How an Armagh man with four wives had a Sydney suburb named in his honour
Hugh Kelly had been transported to New South Wales in 1806 for stealing clothes from an outhouse
Bus outside Kellyville Post Office on corner of Acres and Windsor Roads, Kellyville, in the 1930s. Source: Wikipedia
When my daughter first went to live in Australia and I went to visit her, I used to roam the roads and side streets around her two-bedroom apartment, searching for the edge of Sydney. The western suburbs of the city seemed alien to me – many of the more appealing side roads didn’t have footpaths: what was that about? – so I often tramped along the busy artery known as Windsor Road. Which was about as restful as a stroll along the M50; but at least I wasn’t clumping through people’s front gardens.
Eventually, I came to an area where the houses stopped and scrubby tangles of gum trees, grevillea and golden wattle began. Where, I inquired when I got back, was this place? “Kellyville”, came the answer. In my mind Kellyville became a “here be dragons” sort of place, at – or just off – the edge of the map.
That was 12 years ago. Much has changed in the meantime: Kellyville is now one of the fastest-growing suburbs in an exploding metropolitan area; in 2011 its population was recorded at 20,000, a whopping 50 per cent increase in a decade.

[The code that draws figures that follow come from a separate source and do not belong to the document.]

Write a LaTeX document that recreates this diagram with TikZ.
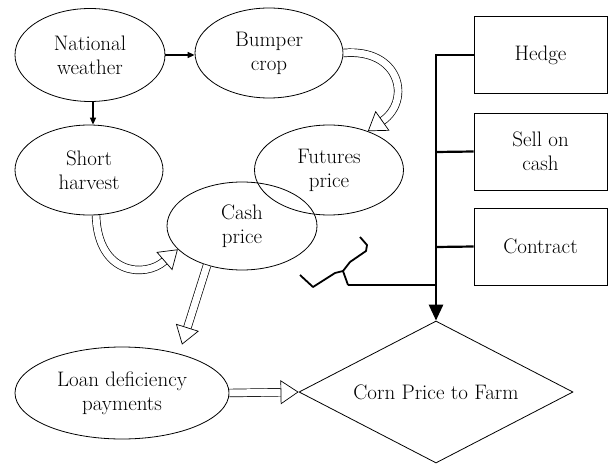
\documentclass[tikz,border=0pt]{standalone}
\usetikzlibrary{arrows.meta,shapes.geometric}
\begin{document}
\begin{tikzpicture}[x=1pt,y=-1pt,
  font=\fontsize{21}{24}\selectfont,
  ell/.style={draw,ellipse,line width=0.8pt,inner sep=0pt,align=center},
  box/.style={draw,rectangle,line width=0.8pt,inner sep=0pt,align=center,minimum width=133pt,minimum height=77pt},
  thin arrow/.style={line width=1.3pt,-{Triangle[length=7pt,width=6pt]}},
  thick/.style={line width=2.8pt},
  hollow/.style={double=white,double distance=7pt,line width=0.7pt,
     -{Triangle[open,length=18pt,width=24pt,line width=0.7pt]}}]
\useasboundingbox (0,0) rectangle (610,465);

\node[ell,minimum width=150pt,minimum height=93pt] (nw) at (90,55) {National\\weather};
\node[ell,minimum width=148pt,minimum height=90pt] (bc) at (269,53) {Bumper\\crop};
\node[ell,minimum width=148pt,minimum height=90pt] (sh) at (89,170) {Short\\harvest};
\node[ell,minimum width=149pt,minimum height=90pt] (fp) at (329,170) {Futures\\price};
\node[ell,minimum width=150pt,minimum height=88pt] (cp) at (242,226) {Cash\\price};
\node[ell,minimum width=214pt,minimum height=92pt] (ld) at (122,393) {Loan deficiency\\payments};
\node[draw,diamond,line width=0.8pt,inner sep=0pt,minimum width=274pt,minimum height=142pt,aspect=1.93] (cf) at (436,392) {Corn Price to Farm};

\node[box] (hd) at (540.5,55) {Hedge};
\node[box] (sc) at (540.5,151.5) {Sell on\\cash};
\node[box] (ct) at (540.5,246.5) {Contract};

% thin arrows
\draw[thin arrow] (nw.east) -- (nw.east -| bc.west);
\draw[thin arrow] ([xshift=3pt]nw.south) -- ([xshift=3pt]nw.south |- sh.north);

% hollow arrows
\draw[hollow] (bc.east) .. controls (400,48) and (412,100) .. (fp.45);
\draw[hollow] ([xshift=7pt]sh.south) .. controls (98,275) and (145,278) .. (cp.200);
\draw[hollow] ([xshift=-35pt,yshift=5pt]cp.south) -- ([xshift=60pt,yshift=2pt]ld.north);
\draw[hollow] (ld.east) -- (cf.west);

% thick decision lines
\coordinate (j2) at (436,152);
\coordinate (j3) at (436,247);
\coordinate (j4) at (436,285);
\coordinate (bt) at (348,285);
\draw[thick,-{Triangle[length=16pt,width=14pt]}] (hd.west) -- (hd.west -| cf.north) -- (cf.north);
\draw[line width=2.2pt] (sc.west) -- (j2);
\draw[line width=2.2pt] (ct.west) -- (j3);
\draw[thick] (bt) -- (j4);
% brace
\draw[line width=1.8pt,line join=round] (300,275) -- (313,287) -- (335,273) -- (343,271) -- (bt);
\draw[line width=1.8pt,line join=round] (343,271) -- (350,262) -- (366,251) -- (367,245) -- (360,237);
\end{tikzpicture}
\end{document}
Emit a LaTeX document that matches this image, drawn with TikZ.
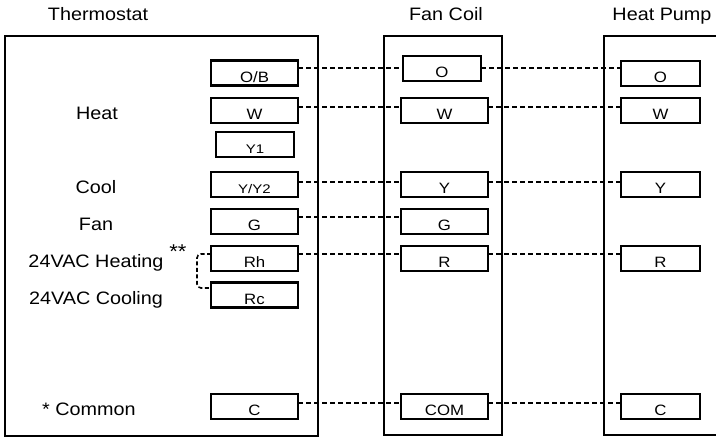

Kellyville is the suburb of choice for many young people struggling to get a foothold on Sydney’s dizzying housing ladder. And that includes my Aussie family
Despite being located 40 kilometres west of Sydney’s central business district and suffering from a chronic shortage of public transport for city-bound commuters, it is the suburb of choice for many young people struggling to get a secure foothold on Sydney’s dizzying housing ladder. And that includes my Aussie family.
So I began to wander a new set of roads. Scrubby wasteland, I discovered, was disappearing fast, swallowed by Kellyville’s ever-expanding estates and even – to my delight: something affordable! – an Aldi. But why, I wondered, was the area called “Kellyville”?
In 1800, Kellyville was known by the Heaney-esque name of “There and Nowhere”. For a time it was known as “Irishtown”, which suggests that plenty of Irish families fetched up there (in contrast to “Blacktown”, just down the road). It was finally named “Kellyville” after Hugh Kelly, an Armagh man who had been transported to New South Wales in 1806 for stealing some clothes from an outhouse.
Kelly was assigned to a work for an English couple, Humphrey and Mary Evans, who had been given 135 acres of land in the hilly countryside west of Sydney. When Evans was killed by a falling tree soon afterwards, the 21-year-old Kelly promptly “took up”, as the convict records put it, with his widow. They set up an inn, the Half Way House, on Windsor Road. Which may not have been a two-lane highway in those days, but was nevertheless bustling with a constant stream of traffic between Sydney and the productive farmlands of Windsor, to the west.
Kelly must have been quite a character – and quite a charmer. After his wife died he took up with his neighbour’s daughter
Kelly must have been quite a character – and quite a charmer. After Mary died, he “took up” with his neighbour’s daughter, Esther Harley. By February 1831, he was married to Eliza Purcell. She was, the Sydney Gazette reported, drawing some spirits from the inn’s store-room when a candle ignited and she was badly burned. “She was the third wife whom Mr Kelly has had to follow to the grave. Her funeral took place Wednesday, and was most numerously attended,” the reporter observed.
Kelly wasn’t broken-hearted for long; he acquired a fourth wife,
Mary Ann Moran. We don’t know what age he was when he arrived in New South Wales but he lived until 1884, so he must have been tipping the 100 mark. After his death his land was divided into smaller farms which were known as “the Kellyville estate”.
What would he make of today’s Kellyville? He’d probably be quite impressed by its sheer fecundity. And with all those kids of his, he might enjoy the daily pilgrimage to the playground, where Irish grannies and Chinese grannies beam and nod at each other as their pre-school charges clamber happily from slide to climbing frame and back again.
I know I do. And from now on, I’ll tip my supermarket sunhat to the spirit of Mr Hugh Kelly of the Windsor Road.